Oh, my little blue hedgehog, how many times have we found ourselves in this position? Your latest prospective reboot gains early traction among fans by promising little airtime for sidekicks and a return to basic speed-running action. Anticipation reaches a fever pitch, as your developer Sega boasts huge events and celebrations of your past and present with promises of show attractions and free booze. And while everyone is keen to wait until official release to see the result of their expectancies, somehow I’m always the one to sit before your demo kiosk, skeptical and wary. I blame my love of Sonic Adventure 2.

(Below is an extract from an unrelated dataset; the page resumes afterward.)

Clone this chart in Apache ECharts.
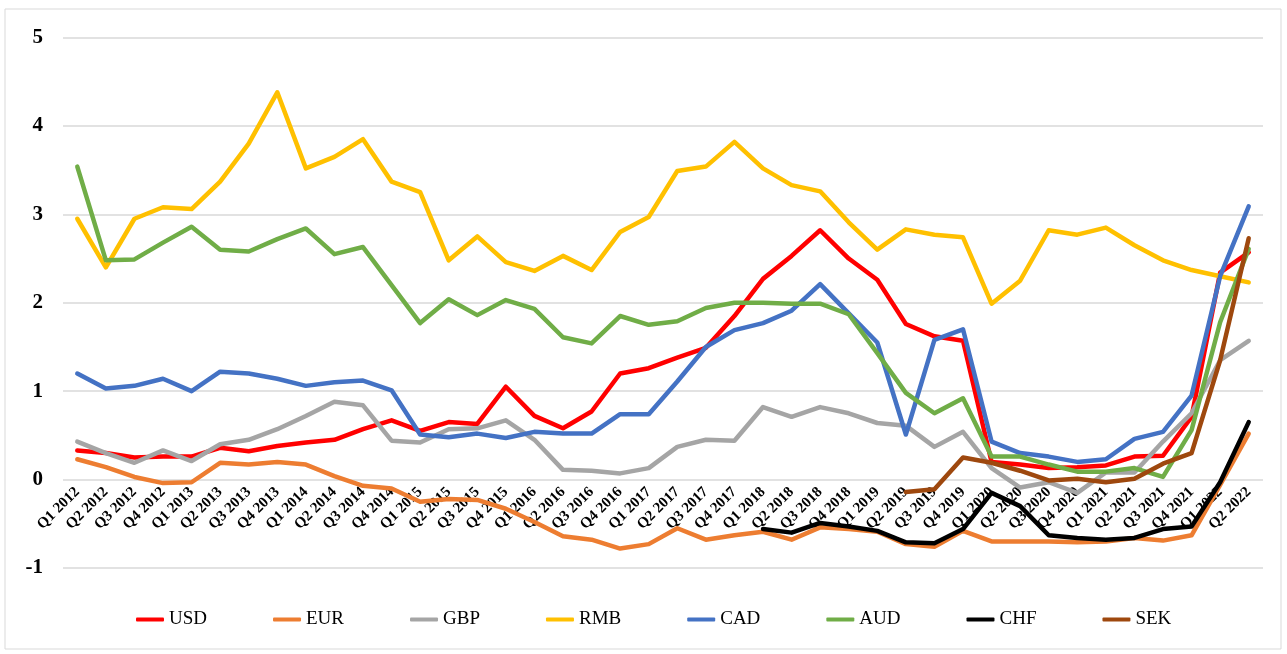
<!DOCTYPE html>
<html>
<head>
<meta charset="utf-8">
<script src="https://cdn.jsdelivr.net/npm/echarts@6/dist/echarts.min.js"></script>
<style>
  html, body { margin: 0; padding: 0; background: #fff; }
  #main { width: 1287px; height: 654px; }
</style>
</head>
<body>
<div id="main"></div>
<script>
var quarters = [];
for (var y = 2012; y <= 2022; y++) {
  for (var q = 1; q <= 4; q++) {
    if (y == 2022 && q > 2) break;
    quarters.push('Q' + q + ' ' + y);
  }
}

var usd = [0.33, 0.30, 0.25, 0.26, 0.26, 0.36, 0.32, 0.38, 0.42, 0.45, 0.57, 0.67, 0.55, 0.65, 0.63, 1.05, 0.72, 0.58, 0.77, 1.20, 1.26, 1.38, 1.49, 1.85, 2.27, 2.53, 2.82, 2.50, 2.26, 1.76, 1.62, 1.57, 0.20, 0.17, 0.13, 0.14, 0.16, 0.26, 0.27, 0.71, 2.34, 2.57];
var eur = [0.23, 0.14, 0.03, -0.04, -0.03, 0.19, 0.17, 0.20, 0.17, 0.04, -0.07, -0.10, -0.25, -0.22, -0.23, -0.33, -0.48, -0.64, -0.68, -0.78, -0.73, -0.55, -0.68, -0.63, -0.59, -0.68, -0.54, -0.56, -0.59, -0.73, -0.76, -0.58, -0.70, -0.70, -0.70, -0.71, -0.70, -0.66, -0.69, -0.63, -0.06, 0.52];
var gbp = [0.43, 0.30, 0.19, 0.33, 0.21, 0.40, 0.45, 0.57, 0.72, 0.88, 0.84, 0.44, 0.42, 0.57, 0.58, 0.67, 0.45, 0.11, 0.10, 0.07, 0.13, 0.37, 0.45, 0.44, 0.82, 0.71, 0.82, 0.75, 0.64, 0.61, 0.37, 0.54, 0.13, -0.09, -0.03, -0.15, 0.08, 0.08, 0.43, 0.75, 1.35, 1.57];
var rmb = [2.95, 2.40, 2.95, 3.08, 3.06, 3.37, 3.80, 4.38, 3.52, 3.65, 3.85, 3.37, 3.25, 2.48, 2.75, 2.46, 2.36, 2.53, 2.37, 2.80, 2.97, 3.49, 3.54, 3.82, 3.52, 3.33, 3.26, 2.91, 2.60, 2.83, 2.77, 2.74, 1.99, 2.25, 2.82, 2.77, 2.85, 2.65, 2.48, 2.37, 2.30, 2.23];
var cad = [1.20, 1.03, 1.06, 1.14, 1.00, 1.22, 1.20, 1.14, 1.06, 1.10, 1.12, 1.01, 0.51, 0.48, 0.52, 0.47, 0.54, 0.52, 0.52, 0.74, 0.74, 1.11, 1.50, 1.69, 1.77, 1.91, 2.21, 1.88, 1.55, 0.51, 1.58, 1.70, 0.43, 0.30, 0.26, 0.20, 0.23, 0.46, 0.54, 0.95, 2.30, 3.09];
var aud = [3.54, 2.48, 2.49, 2.68, 2.86, 2.60, 2.58, 2.72, 2.84, 2.55, 2.63, 2.20, 1.77, 2.04, 1.86, 2.03, 1.93, 1.61, 1.54, 1.85, 1.75, 1.79, 1.94, 2.00, 2.00, 1.99, 1.99, 1.87, 1.43, 0.98, 0.75, 0.92, 0.26, 0.26, 0.17, 0.09, 0.09, 0.13, 0.03, 0.56, 1.78, 2.61];
var chf = [null, null, null, null, null, null, null, null, null, null, null, null, null, null, null, null, null, null, null, null, null, null, null, null, -0.56, -0.60, -0.49, -0.53, -0.58, -0.71, -0.72, -0.56, -0.15, -0.30, -0.63, -0.66, -0.68, -0.66, -0.56, -0.53, -0.03, 0.65];
var sek = [null, null, null, null, null, null, null, null, null, null, null, null, null, null, null, null, null, null, null, null, null, null, null, null, null, null, null, null, null, -0.14, -0.11, 0.25, 0.19, 0.10, -0.01, 0.01, -0.03, 0.01, 0.18, 0.30, 1.35, 2.73];

var currencyNames = ['USD', 'EUR', 'GBP', 'RMB', 'CAD', 'AUD', 'CHF', 'SEK'];
var currencyData = [usd, eur, gbp, rmb, cad, aud, chf, sek];
var currencyColors = ['#FF0000', '#ED7D31', '#A5A5A5', '#FFC000', '#4472C4', '#70AD47', '#000000', '#9E480E'];

var yMin = -1, yMax = 5;
var gridTop = 37.5, gridBottom = 86;
// 横轴标签放在0刻度线下方
var zeroOffset = (654 - gridTop - gridBottom) / (yMax - yMin) * (0 - yMin);

var chart = echarts.init(document.getElementById('main'));

var seriesList = [];
for (var i = 0; i < currencyNames.length; i++) {
  seriesList.push({
    name: currencyNames[i],
    type: 'line',
    data: currencyData[i],
    symbol: 'none',
    connectNulls: false,
    lineStyle: { width: 4.5, color: currencyColors[i], join: 'round', cap: 'round' },
    itemStyle: { color: currencyColors[i] }
  });
}

var option = {
  animation: false,
  backgroundColor: '#fff',
  graphic: [{
    type: 'rect',
    shape: { x: 5, y: 9, width: 1276, height: 640 },
    style: { fill: 'none', stroke: '#d9d9d9', lineWidth: 1 },
    silent: true,
    z: -10
  }],
  grid: { left: 63, right: 24, top: gridTop, bottom: gridBottom },
  legend: {
    data: currencyNames,
    left: 131,
    top: 605,
    icon: 'roundRect',
    itemWidth: 28,
    itemHeight: 4,
    itemGap: 66,
    textStyle: { fontFamily: 'Liberation Serif', fontSize: 19, color: '#000' }
  },
  xAxis: {
    type: 'category',
    data: quarters,
    boundaryGap: true,
    offset: -zeroOffset,
    axisLine: { show: false, onZero: false },
    axisTick: { show: false },
    axisLabel: {
      interval: 0,
      rotate: 45,
      margin: 10,
      fontFamily: 'Liberation Serif',
      fontWeight: 'bold',
      fontSize: 15,
      color: '#000'
    }
  },
  yAxis: {
    type: 'value',
    min: yMin,
    max: yMax,
    interval: 1,
    axisLine: { show: false },
    axisTick: { show: false },
    splitLine: { lineStyle: { color: '#d9d9d9', width: 1.5 } },
    axisLabel: {
      margin: 20,
      fontFamily: 'Liberation Serif',
      fontWeight: 'bold',
      fontSize: 21,
      color: '#000'
    }
  },
  series: seriesList
};

chart.setOption(option);
</script>
</body>
</html>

Sonic Generations is based on a flimsy premise – quel surprise – this time meaning collaboration between modern Sonic (whom everyone hates for all his games since Sonic 3) and early Sonic (whom everyone just assumed grew three inches and lost some baby fat over the years to become Modern Sonic). Gameplay-wise, this means we split our time between 3D characters on a 2D plane as Classic Hedgehog and in a third person 3D perspective as Modern Hedgehog; think Sonic 2 meets the day portions of Sonic Unleashed. With no story or sidekicks in sight, there is little likelihood that Sega could screw this up, right?
While it is still in alpha build, our demo was not quite the promising return heralded by fanboy forumites. Like we’ve been telling Sega for the past decade or so, Classic Hedgehog still plays the best. If you’ve picked up a game in the franchise since 2003, you may not like that the emphasis on “Classic” means no homing attacks and the like, but you may be more concerned with the floaty jump mechanics. We aren’t the only ones to have noted a half-second delay in the inputs across the board, either. The visuals are also a bit anachronistic to Classic Sonic, as the mutual art design between hedgehogs has most environment details rounded and brightened, looking more inflatable than appealing.
In regards to the newer blue rodent, the third person perspective still isn’t quite kind enough to hedgehog platforming, especially at this stage of Generation‘s development. Sonic levels have always been built to stop you in your tracks, but getting Robonik-blocked here nets a significantly longer knockback, even more so than the similarly structured 3D games in the series. While getting hit once meant a flick to the ear one could quickly recover from, here the gameplay grinds to a halt as Sonic flickers and slowly regains his confidence. You are also seem to follow a path destined to launch you six inches above or below your intended jump panels or track continuations. This will send Modern Sonic plummeting for a few seconds, arms outstretched like a chump, to his offscreen death as the environments glitch and crackle around you. At least these segments are more congruous with the art direction.
My dearest, dearest Sonic: weren’t we happy once? Before all these plushie mascots moved in with us, and you got addicted to creepy narratives with humans and Arthurian knights instead of competent controls? You looked like you are finally coming around to seeing it our way. Your Generations is still in early build, and a lot of these mistakes are most likely to be tweaked before going gold, but it just feels like we are going through the motions. Franchises half your age have evolved and innovated beyond their genres, while you stagnate like its 1994. Turn around Sonic, look at those floating rings up there, aren’t they pretty? Now keep focused on them *click* and I’ll tell you about the rabbits…
Sonic Generations is heading to Nintendo 3DS, PS3, and 360 on November 22nd.